Coming as no big surprise, NBC is furious over this decision. Not only is Boston Jay Leno’s hometown, but it is one of the 10 biggest television markets in the country. The network is saying the station is violation of their contract, although the station’s lawyer’s say they aren’t. The peacock network is also saying that this could lead to them yanking the station’s license and either starting their own company owned station (which they actually already have a license for) or possibly going to another station in the market and looking to convert them to NBC.

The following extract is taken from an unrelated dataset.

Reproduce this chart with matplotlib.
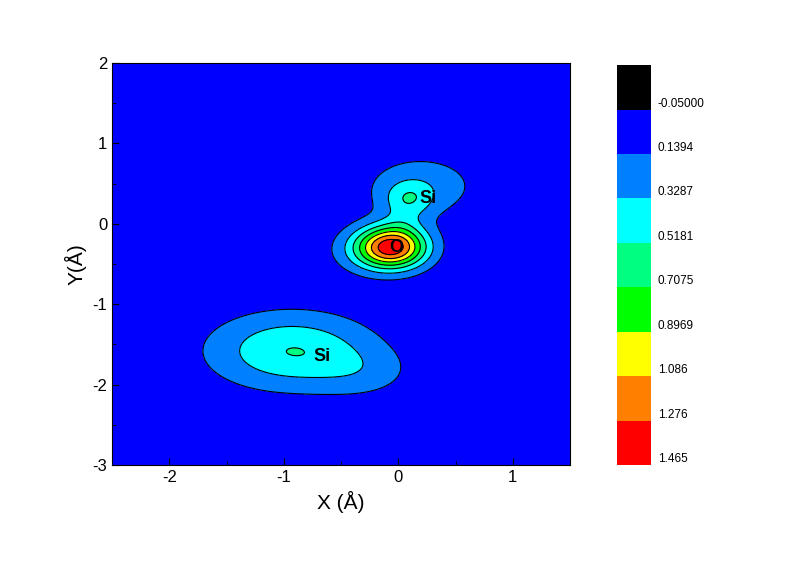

So with this hanging over their head, why would WHDH take on their corporate overlords? Well, Nikki Finke of Deadline Hollywood sums it up succicently, as she always seems to do:
Because few of the NBC affiliates get a substantial boost from NBC’s primetime offerings because of the low ratings. Even NBC Universal boss Jeff Zucker has admitted that the network-affiliate relationship is overdue for an overhaul. But don’t for a minute think the affiliates’ first-choice scenario isn’t for the network to finally deliver some primetime hits. Instead, NBC is giving up on even trying to program for high ratings.
The result is that when the new 2009-2010 schedule debuts in September, Leno’s show from Day One will be rated lower than anything on NBC’s primetime even now. But that doesn’t matter according to NBC Universal’s controversial philosophy of “managing for margins, not ratings”. Estimates are that Leno 2.0 may only cost $2M a week and result in 46 weeks of original shows, compared to the average $3 million per episode pricetag of scripted primetime dramas that air on average 22 original weekly episodes. But the 58-year-old attracts only 4.8 million viewers now on The Tonight Show — measly by primetime standards, especially in the advertiser-coveted 18-to-49 demographic. The affiliates know that expanded local news or local ballgames might hit a higher number than Leno or NBC’s weaker nights — which is no doubt why WHDH made the decision it did.
In short, this Leno move is good for the NBC corporate heads, and no one else. The idea that he will magically attract more than his current 4.8 million viewers is laughable, and the fact that NBC is foisting this off on their stations as a positive move is insulting. I say kudos to WHBH for calling them on it, and I would certainly hope some others might do the same, but if NBC is to be believed, no other stations or even raising questions at this time.
What I find incredibly sad, and going by what Ms. Finke wrote, it seems NBC has just shrugged their shoulders and gone “Well, we suck now, might as well aim low.” Networks have always traded off the lead spot in the ratings, and while yes it may be embaressing that you are in fourth, that doesn’t mean you just throw in the towel and try to go for the most cost effective ratings possible. Just as WHDH has a contract with you, you have an agreement with them to deliver quality programming, and simply moving Jay Leno to the slot before the news instead of after it does not qualify as “quality programming”.
I for one stand by WHDH for what its worth. NBC has made what I feel is going to go down is one of the biggest programming blunders in history and will only be labeled a “success” due to the low cost versus the return. The affiliates are going to lose an hour of the sort of advertising rates they got from shows like ER, even in its handicapped final seasons, and that will be a massive hurt to stations already hurting in a down economy.
Good on you, WHDH, keep up the good fight.